What you are asked to do:
All the data must come back unchanged, except that pictures are left out.

Material provided:

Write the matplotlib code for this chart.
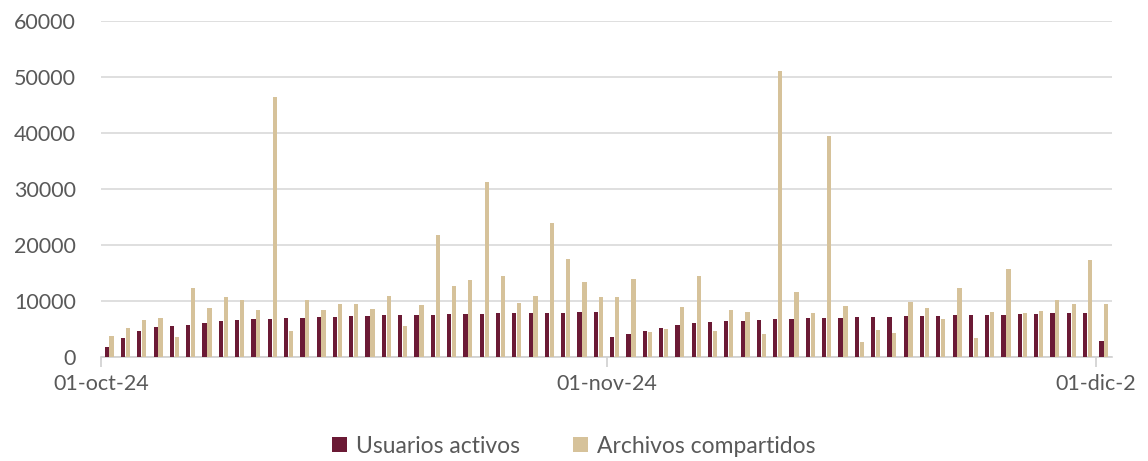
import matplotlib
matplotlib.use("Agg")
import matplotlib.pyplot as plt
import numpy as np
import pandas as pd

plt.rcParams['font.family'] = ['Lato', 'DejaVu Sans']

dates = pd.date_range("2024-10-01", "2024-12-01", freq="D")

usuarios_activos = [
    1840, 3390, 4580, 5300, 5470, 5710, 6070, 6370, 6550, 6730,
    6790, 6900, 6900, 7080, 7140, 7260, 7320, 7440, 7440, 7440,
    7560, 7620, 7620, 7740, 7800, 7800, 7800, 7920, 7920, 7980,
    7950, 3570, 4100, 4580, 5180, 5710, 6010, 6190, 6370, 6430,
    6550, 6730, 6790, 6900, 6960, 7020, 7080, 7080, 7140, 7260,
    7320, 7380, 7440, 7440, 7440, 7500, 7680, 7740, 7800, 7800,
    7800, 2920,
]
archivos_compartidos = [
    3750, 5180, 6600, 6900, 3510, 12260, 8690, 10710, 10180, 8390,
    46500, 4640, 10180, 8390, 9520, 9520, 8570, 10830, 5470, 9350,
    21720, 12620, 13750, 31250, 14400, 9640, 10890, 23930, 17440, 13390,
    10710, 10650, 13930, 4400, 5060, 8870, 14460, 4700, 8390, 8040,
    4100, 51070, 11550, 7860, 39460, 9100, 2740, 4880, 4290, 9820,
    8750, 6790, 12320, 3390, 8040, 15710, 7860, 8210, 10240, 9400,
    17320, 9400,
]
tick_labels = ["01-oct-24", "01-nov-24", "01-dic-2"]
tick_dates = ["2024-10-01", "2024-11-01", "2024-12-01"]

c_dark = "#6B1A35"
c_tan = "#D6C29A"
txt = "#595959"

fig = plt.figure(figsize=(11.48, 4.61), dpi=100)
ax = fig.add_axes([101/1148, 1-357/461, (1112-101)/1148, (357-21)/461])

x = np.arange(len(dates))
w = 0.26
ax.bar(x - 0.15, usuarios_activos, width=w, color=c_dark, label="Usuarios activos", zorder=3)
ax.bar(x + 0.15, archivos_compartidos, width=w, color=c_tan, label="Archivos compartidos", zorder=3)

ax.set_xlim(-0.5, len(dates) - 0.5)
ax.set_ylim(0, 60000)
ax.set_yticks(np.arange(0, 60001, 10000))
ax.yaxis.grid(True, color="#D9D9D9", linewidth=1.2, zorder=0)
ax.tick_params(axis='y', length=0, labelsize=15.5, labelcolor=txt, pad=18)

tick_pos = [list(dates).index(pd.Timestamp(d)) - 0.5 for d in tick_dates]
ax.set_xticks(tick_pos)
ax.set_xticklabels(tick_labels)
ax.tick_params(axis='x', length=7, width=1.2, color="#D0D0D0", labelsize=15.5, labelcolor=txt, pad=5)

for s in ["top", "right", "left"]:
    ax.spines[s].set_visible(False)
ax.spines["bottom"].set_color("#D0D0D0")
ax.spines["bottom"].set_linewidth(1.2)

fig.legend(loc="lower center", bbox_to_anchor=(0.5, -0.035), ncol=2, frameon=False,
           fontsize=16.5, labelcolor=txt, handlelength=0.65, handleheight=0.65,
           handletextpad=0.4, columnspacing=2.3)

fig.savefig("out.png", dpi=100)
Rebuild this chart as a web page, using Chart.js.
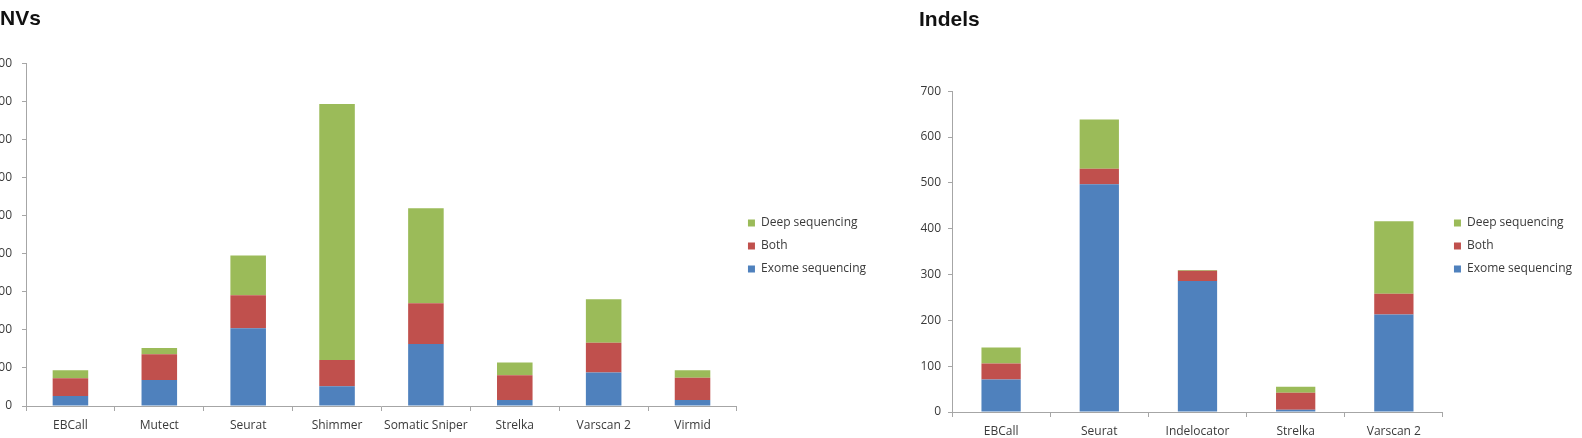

Answer to the problem:
Write the matplotlib code for this chart.
import matplotlib
matplotlib.use("Agg")
import matplotlib.pyplot as plt
import numpy as np
import pandas as pd

plt.rcParams['font.family'] = ['Lato', 'DejaVu Sans']

dates = pd.date_range("2024-10-01", "2024-12-01", freq="D")

usuarios_activos = [
    1840, 3390, 4580, 5300, 5470, 5710, 6070, 6370, 6550, 6730,
    6790, 6900, 6900, 7080, 7140, 7260, 7320, 7440, 7440, 7440,
    7560, 7620, 7620, 7740, 7800, 7800, 7800, 7920, 7920, 7980,
    7950, 3570, 4100, 4580, 5180, 5710, 6010, 6190, 6370, 6430,
    6550, 6730, 6790, 6900, 6960, 7020, 7080, 7080, 7140, 7260,
    7320, 7380, 7440, 7440, 7440, 7500, 7680, 7740, 7800, 7800,
    7800, 2920,
]
archivos_compartidos = [
    3750, 5180, 6600, 6900, 3510, 12260, 8690, 10710, 10180, 8390,
    46500, 4640, 10180, 8390, 9520, 9520, 8570, 10830, 5470, 9350,
    21720, 12620, 13750, 31250, 14400, 9640, 10890, 23930, 17440, 13390,
    10710, 10650, 13930, 4400, 5060, 8870, 14460, 4700, 8390, 8040,
    4100, 51070, 11550, 7860, 39460, 9100, 2740, 4880, 4290, 9820,
    8750, 6790, 12320, 3390, 8040, 15710, 7860, 8210, 10240, 9400,
    17320, 9400,
]
tick_labels = ["01-oct-24", "01-nov-24", "01-dic-2"]
tick_dates = ["2024-10-01", "2024-11-01", "2024-12-01"]

c_dark = "#6B1A35"
c_tan = "#D6C29A"
txt = "#595959"

fig = plt.figure(figsize=(11.48, 4.61), dpi=100)
ax = fig.add_axes([101/1148, 1-357/461, (1112-101)/1148, (357-21)/461])

x = np.arange(len(dates))
w = 0.26
ax.bar(x - 0.15, usuarios_activos, width=w, color=c_dark, label="Usuarios activos", zorder=3)
ax.bar(x + 0.15, archivos_compartidos, width=w, color=c_tan, label="Archivos compartidos", zorder=3)

ax.set_xlim(-0.5, len(dates) - 0.5)
ax.set_ylim(0, 60000)
ax.set_yticks(np.arange(0, 60001, 10000))
ax.yaxis.grid(True, color="#D9D9D9", linewidth=1.2, zorder=0)
ax.tick_params(axis='y', length=0, labelsize=15.5, labelcolor=txt, pad=18)

tick_pos = [list(dates).index(pd.Timestamp(d)) - 0.5 for d in tick_dates]
ax.set_xticks(tick_pos)
ax.set_xticklabels(tick_labels)
ax.tick_params(axis='x', length=7, width=1.2, color="#D0D0D0", labelsize=15.5, labelcolor=txt, pad=5)

for s in ["top", "right", "left"]:
    ax.spines[s].set_visible(False)
ax.spines["bottom"].set_color("#D0D0D0")
ax.spines["bottom"].set_linewidth(1.2)

fig.legend(loc="lower center", bbox_to_anchor=(0.5, -0.035), ncol=2, frameon=False,
           fontsize=16.5, labelcolor=txt, handlelength=0.65, handleheight=0.65,
           handletextpad=0.4, columnspacing=2.3)

fig.savefig("out.png", dpi=100)
Rebuild this chart as a web page, using Chart.js.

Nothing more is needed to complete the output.